Fermentation restarted but hasn’t progressed to the point of lowering the gravity. This really doesn’t seem reasonable either. I think gravity would have dropped by the time the beer got hazy. Also, it is already at 83.8% apparent attenuation - it shouldn’t be restarting.
An infection is starting. I don’t have much experience with infections, but it seems like this would also lower the gravity?
So to be on the safe side, I postponed bottling and will check again in a few days. But I’m stumped as to why it got hazy but the gravity didn’t drop. Does anybody have any ideas about this?
I assume you’re basing your conclusion that fermentation has restarted on airlock activity and haze formation. Bubbles aren’t necessarily an indication of fermentation. If the gravity is stable, it’s likely just off gassing. Not familiar with BE-256 but some yeasts will go back into suspension with the slightest bit of activity in the fermenter or temperature change. A few more days and another gravity check should tell the story.
There hasn’t been any airlock activity for many days now - I’m just concerned about it being very clear on the early gravity sample, but the next sample being hazy, four days later. I didn’t know there were some strains that are known to go back into suspension. That’s very good to know - thanks. What do you mean by “activity in the fermenter” - moving the fermenter, or fermentation? Temperature has been very stable for the last two weeks - from 76 to 77.
An update: I waited 15 days after the second gravity check and took another sample. Gravity was stable, and I bottled - waited three weeks and chilled. For pouring, I left the beer out for 20 minutes to warm up a little - that’s my usual procedure. It was overcarbonated - gushed a little and stirred up some sediment from the bottom. For the rest, I didn’t let it warm up. Keeping it cold kept it under control - no foaming in the bottle, although they were still all overcarb’d. I then checked the gravity of a conditioned beer and found that gravity had dropped by 0.003 since bottling. I decided there is an infection.

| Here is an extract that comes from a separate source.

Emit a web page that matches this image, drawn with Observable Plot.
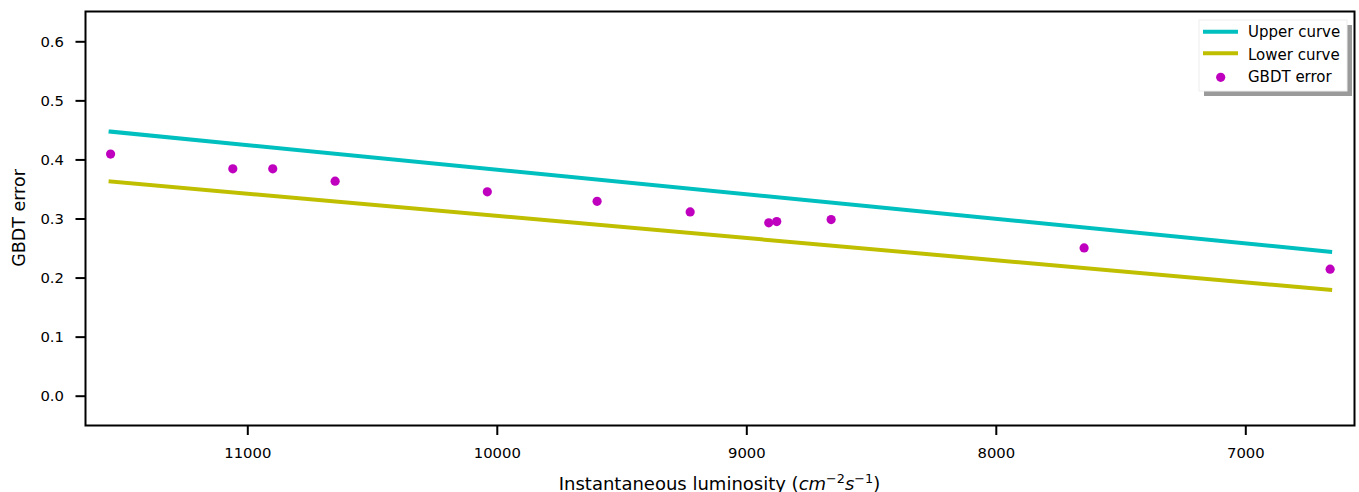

Well, the overcarb’d batch was made with Williams Brewing LME. And I later found that another container of their LME (this time it was Nut Brown) had fermented in the package - the pouch was totally swelled up. I emailed Williams and they refunded for the bad LME. Then I asked about reordering, since I didn’t want another contamination issue. I got this response:
“I spoke to Bill and we do not know when or if we might get more Nut Brown. We do have quite a bit until we run out. Not all of it has been bagged. We’ve only had a couple that started to ferment in the bag. The other sizes seem to be fine. We do believe it may have had to do with the hot weather. It is refrigerated here and we are now going to put a sticker on the bags in warm weather to refrigerate on arrival.”
So I feel like my overcarb’d beer might have suffered from the same problem. Probably contaminated LME - and as it turns out, I added some of the extract after flameout and forgot to let it steep for the usual 10 minutes. The combination probably caused the infection. And I don’t believe that putting a sticker on the bags is an appropriate solution to the issue.